● **MATERIAL SHOWN**:
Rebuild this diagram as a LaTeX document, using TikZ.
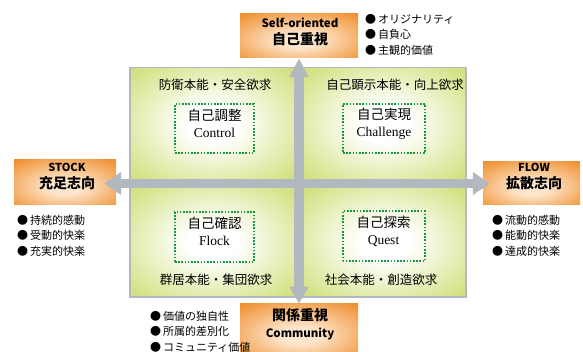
\documentclass[tikz,border=0pt]{standalone}
\usepackage{fontspec}
\newfontfamily\jp{Noto Sans CJK JP}
\newfontfamily\tms{Liberation Serif}
\usetikzlibrary{arrows.meta}

\definecolor{framegrey}{RGB}{178,184,192}
\definecolor{quadgreen}{RGB}{210,225,128}
\definecolor{boxorange}{RGB}{240,145,50}
\definecolor{boxlight}{RGB}{253,230,205}
\definecolor{coregreen}{RGB}{22,150,72}

\pgfdeclareradialshading{quadshade}{\pgfpoint{0bp}{0bp}}{color(0bp)=(white); color(8bp)=(white); color(34bp)=(quadgreen); color(50bp)=(quadgreen)}
\pgfdeclareradialshading{boxshade}{\pgfpoint{0bp}{-6bp}}{color(0bp)=(boxlight); color(8bp)=(boxlight); color(36bp)=(boxorange); color(60bp)=(boxorange)}

\begin{document}
\begin{tikzpicture}[x=1pt, y=-1pt,
    quad/.style={shading=quadshade},
    headbox/.style={shade, shading=boxshade, inner sep=0pt},
    headtxt/.style={align=center, inner sep=0pt, font=\jp\bfseries\fontsize{14}{17}\selectfont},
    corebox/.style={draw=coregreen, line width=2pt, dash pattern=on 1.6pt off 1.6pt, inner sep=0pt},
    coretxt/.style={align=center, inner sep=0pt, font=\fontsize{13.5}{17}\selectfont},
    quadtxt/.style={inner sep=0pt, font=\jp\fontsize{12.5}{14}\selectfont},
    list/.style={align=left, inner sep=0pt, anchor=west, font=\jp\fontsize{11}{15.5}\selectfont},
    vband/.style={draw=framegrey, line width=10pt, arrows={Triangle[width=18pt,length=19pt]-Triangle[width=18pt,length=17pt]}},
    hband/.style={draw=framegrey, line width=9pt, arrows={Triangle[width=22pt,length=17pt]-Triangle[width=22pt,length=17pt]}}]
\useasboundingbox (0,0) rectangle (583,352);

%% 外枠と四つの象限
\fill[framegrey] (129,67) rectangle (467,298);
\foreach \ax/\ay/\bx/\by in {131/69/294/179, 304/69/465/179, 131/188/294/296, 304/188/465/296}
{
    \shade[quad] (\ax,\ay) rectangle (\bx,\by);
}

%% 象限の見出し
\node[quadtxt] (defense) at (215,85) {防衛本能・安全欲求};
\node[quadtxt] (display) at (395,85) {自己顕示本能・向上欲求};
\node[quadtxt] (herd) at (216,280) {群居本能・集団欲求};
\node[quadtxt] (social) at (381,280) {社会本能・創造欲求};

%% 点線の枠
\node[corebox, minimum width=79pt, minimum height=49pt] (control) at (214.5,128.5) {};
\node[corebox, minimum width=82pt, minimum height=49pt] (challenge) at (384,128.5) {};
\node[corebox, minimum width=79pt, minimum height=50pt] (flock) at (214.5,237) {};
\node[corebox, minimum width=82pt, minimum height=50pt] (quest) at (383.5,236.5) {};
\node[coretxt] (controltxt) at (214.5,123.5) {\jp 自己調整\\\tms Control};
\node[coretxt] (challengetxt) at (384,123.5) {\jp 自己実現\\\tms Challenge};
\node[coretxt] (flocktxt) at (214.5,231) {\jp 自己確認\\\tms Flock};
\node[coretxt] (questtxt) at (383.5,231) {\jp 自己探索\\\tms Quest};

%% 四方の箱
\node[headbox, minimum width=118pt, minimum height=44pt] (self) at (299,36) {};
\node[headbox, minimum width=102pt, minimum height=45pt] (stock) at (65,182.5) {};
\node[headbox, minimum width=97pt, minimum height=43pt] (flow) at (531.5,183.5) {};
\node[headbox, minimum width=118pt, minimum height=52pt] (comm) at (299,330) {};
\node[headtxt] (selftxt) at (300,31.5) {{\fontsize{11.5}{17}\selectfont Self-oriented}\\自己重視};
\node[headtxt] (stocktxt) at (67,176.5) {{\fontsize{11}{17}\selectfont STOCK}\\充足志向};
\node[headtxt] (flowtxt) at (534,177) {{\fontsize{11}{17}\selectfont FLOW}\\拡散志向};
\node[headtxt] (commtxt) at (300,324) {関係重視\\{\fontsize{11.5}{17}\selectfont Community}};

%% 十字の矢印
\coordinate (c) at (299,183.5);
\draw[vband] (self.south) -- (comm.north);
\draw[hband, shorten <=-12pt, shorten >=-7pt] (stock.east |- c) -- (flow.west |- c);

%% 箇条書き
\node[list] (selflist) at (365,34.5) {●\,オリジナリティ\\●\,自負心\\●\,主観的価値};
\node[list] (stocklist) at (17,235.5) {●\,持続的感動\\●\,受動的快楽\\●\,充実的快楽};
\node[list] (flowlist) at (492,235.5) {●\,流動的感動\\●\,能動的快楽\\●\,達成的快楽};
\node[list] (commlist) at (150,331.5) {●\,価値の独自性\\●\,所属的差別化\\●\,コミュニティ価値};

\end{tikzpicture}
\end{document}
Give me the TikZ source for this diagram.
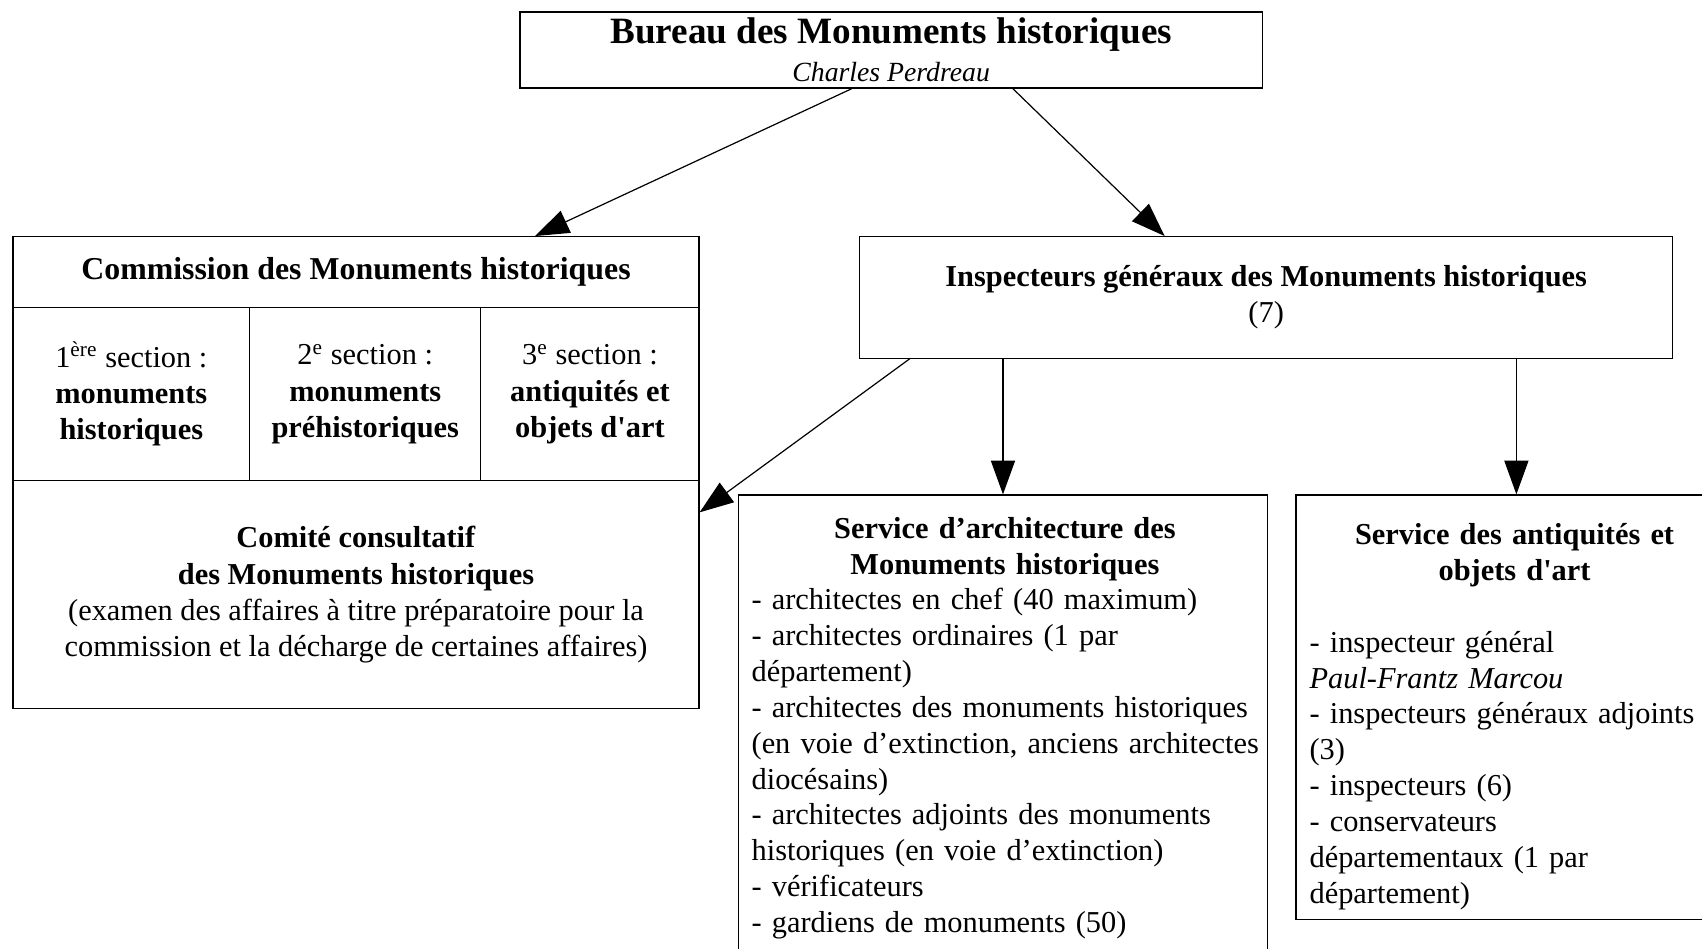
\documentclass[tikz,border=0pt]{standalone}
\usepackage{fontspec}
\setmainfont{Liberation Serif}
\usetikzlibrary{positioning,arrows.meta}

\begin{document}
\begin{tikzpicture}[x=0.45pt,y=-0.45pt,
    box/.style={draw,line width=0.5pt,inner sep=0pt,align=center,font=\fontsize{12.6}{15}\selectfont},
    txt/.style={inner sep=0pt,font=\fontsize{12.6}{14.85}\selectfont},
    arr/.style={line width=0.5pt,-{Triangle[length=14pt,width=10pt]}}]
  \useasboundingbox (0,0) rectangle (1568,874);
  % top
  \node[box,minimum width=307.8pt,minimum height=31.5pt,font=\fontsize{12}{15.75}\selectfont](bureau) at (821,46)
    {{\fontsize{15.4}{16}\selectfont\bfseries Bureau des Monuments historiques}\\{\fontsize{11.5}{13}\selectfont\itshape Charles Perdreau}};
  % commission
  \node[box,minimum width=284.4pt,minimum height=29.25pt,font=\fontsize{13.2}{15}\selectfont\bfseries](commission) at (328,250.5)
    {Commission des Monuments historiques};
  \node[box,minimum width=98.1pt,minimum height=72pt](sec1) at (121,363)
    {1\textsuperscript{ère} section :\\\textbf{monuments}\\\textbf{historiques}};
  \node[box,minimum width=95.85pt,minimum height=72pt](sec2) at (336.5,363)
    {2\textsuperscript{e} section :\\\textbf{monuments}\\\textbf{préhistoriques}};
  \node[box,minimum width=90.45pt,minimum height=72pt](sec3) at (543.5,363)
    {3\textsuperscript{e} section :\\\textbf{antiquités et}\\\textbf{objets d\textquotesingle art}};
  \node[box,minimum width=284.4pt,minimum height=94.5pt](comite) at (328,548)
    {\textbf{Comité consultatif}\\\textbf{des Monuments historiques}\\(examen des affaires à titre préparatoire pour la\\commission et la décharge de certaines affaires)};
  % inspecteurs
  \node[box,minimum width=337.05pt,minimum height=50.4pt](inspecteurs) at (1166.5,274)
    {\textbf{Inspecteurs généraux des Monuments historiques}\\(7)};
  % services
  \node[box,minimum width=219.6pt,minimum height=199.8pt](archi) at (924,678) {};
  \node[txt,text width=240pt,anchor=north west](architxt) at (692,476)
    {\hbox to 210pt{\hfil\bfseries Service d’architecture des\hfil}\par
    \hbox to 210pt{\hfil\bfseries Monuments historiques\hfil}\par\raggedright
    - architectes en chef (40 maximum)\\
    - architectes ordinaires (1 par\\département)\\
    - architectes des monuments historiques\\(en voie d’extinction, anciens architectes\\diocésains)\\
    - architectes adjoints des monuments\\historiques (en voie d’extinction)\\
    - vérificateurs\\
    - gardiens de monuments (50)};
  \node[box,minimum width=182.7pt,minimum height=175.95pt](antiq) at (1397,651.5) {};
  \node[txt,text width=200pt,anchor=north west](antiqtxt) at (1206,482)
    {\hbox to 170pt{\hfil\bfseries Service des antiquités et\hfil}\par
    \hbox to 170pt{\hfil\bfseries objets d\textquotesingle art\hfil}\par\raggedright
    \vspace{14.85pt}
    - inspecteur général\\
    \textit{Paul-Frantz Marcou}\\
    - inspecteurs généraux adjoints\\(3)\\
    - inspecteurs (6)\\
    - conservateurs\\départementaux (1 par\\département)};
  % arrows
  \draw[arr] ([xshift=-16.2pt]bureau.south) -- ([xshift=74.25pt]commission.north);
  \draw[arr] ([xshift=50.4pt]bureau.south) -- ([xshift=-42.1pt]inspecteurs.north);
  \draw[arr] ([xshift=-147.8pt]inspecteurs.south) -- ([yshift=34.2pt]comite.east);
  \draw[arr] (inspecteurs.south -| archi.north) -- (archi.north);
  \draw[arr] (inspecteurs.south -| antiq.north) -- (antiq.north);
\end{tikzpicture}
\end{document}
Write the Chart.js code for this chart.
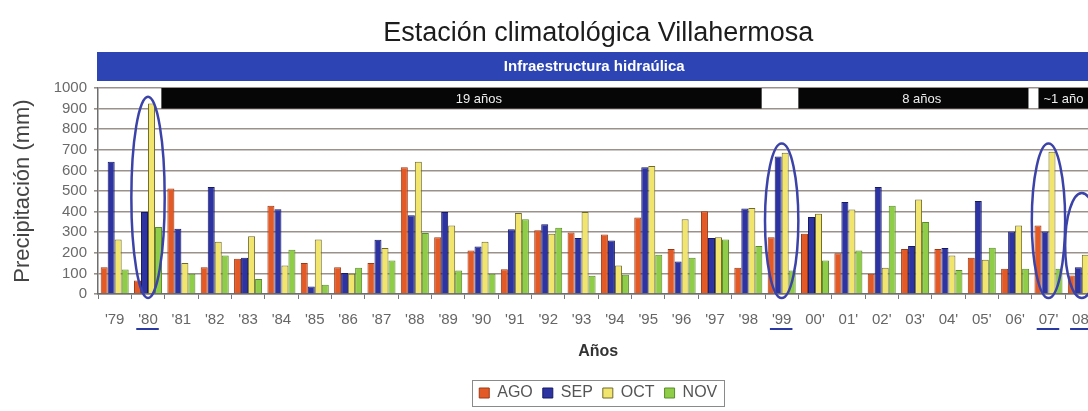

● **WHAT IS NEEDED**: Go from the first line of the data above to the line containing "(social) at (381,280)" and retype exactly those lines, both included, but none of the pictures.

● **SOLUTION TO THE EXERCISE**:
Rebuild this diagram as a LaTeX document, using TikZ.
\documentclass[tikz,border=0pt]{standalone}
\usepackage{fontspec}
\newfontfamily\jp{Noto Sans CJK JP}
\newfontfamily\tms{Liberation Serif}
\usetikzlibrary{arrows.meta}

\definecolor{framegrey}{RGB}{178,184,192}
\definecolor{quadgreen}{RGB}{210,225,128}
\definecolor{boxorange}{RGB}{240,145,50}
\definecolor{boxlight}{RGB}{253,230,205}
\definecolor{coregreen}{RGB}{22,150,72}

\pgfdeclareradialshading{quadshade}{\pgfpoint{0bp}{0bp}}{color(0bp)=(white); color(8bp)=(white); color(34bp)=(quadgreen); color(50bp)=(quadgreen)}
\pgfdeclareradialshading{boxshade}{\pgfpoint{0bp}{-6bp}}{color(0bp)=(boxlight); color(8bp)=(boxlight); color(36bp)=(boxorange); color(60bp)=(boxorange)}

\begin{document}
\begin{tikzpicture}[x=1pt, y=-1pt,
    quad/.style={shading=quadshade},
    headbox/.style={shade, shading=boxshade, inner sep=0pt},
    headtxt/.style={align=center, inner sep=0pt, font=\jp\bfseries\fontsize{14}{17}\selectfont},
    corebox/.style={draw=coregreen, line width=2pt, dash pattern=on 1.6pt off 1.6pt, inner sep=0pt},
    coretxt/.style={align=center, inner sep=0pt, font=\fontsize{13.5}{17}\selectfont},
    quadtxt/.style={inner sep=0pt, font=\jp\fontsize{12.5}{14}\selectfont},
    list/.style={align=left, inner sep=0pt, anchor=west, font=\jp\fontsize{11}{15.5}\selectfont},
    vband/.style={draw=framegrey, line width=10pt, arrows={Triangle[width=18pt,length=19pt]-Triangle[width=18pt,length=17pt]}},
    hband/.style={draw=framegrey, line width=9pt, arrows={Triangle[width=22pt,length=17pt]-Triangle[width=22pt,length=17pt]}}]
\useasboundingbox (0,0) rectangle (583,352);

%% 外枠と四つの象限
\fill[framegrey] (129,67) rectangle (467,298);
\foreach \ax/\ay/\bx/\by in {131/69/294/179, 304/69/465/179, 131/188/294/296, 304/188/465/296}
{
    \shade[quad] (\ax,\ay) rectangle (\bx,\by);
}

%% 象限の見出し
\node[quadtxt] (defense) at (215,85) {防衛本能・安全欲求};
\node[quadtxt] (display) at (395,85) {自己顕示本能・向上欲求};
\node[quadtxt] (herd) at (216,280) {群居本能・集団欲求};
\node[quadtxt] (social) at (381,280) {社会本能・創造欲求};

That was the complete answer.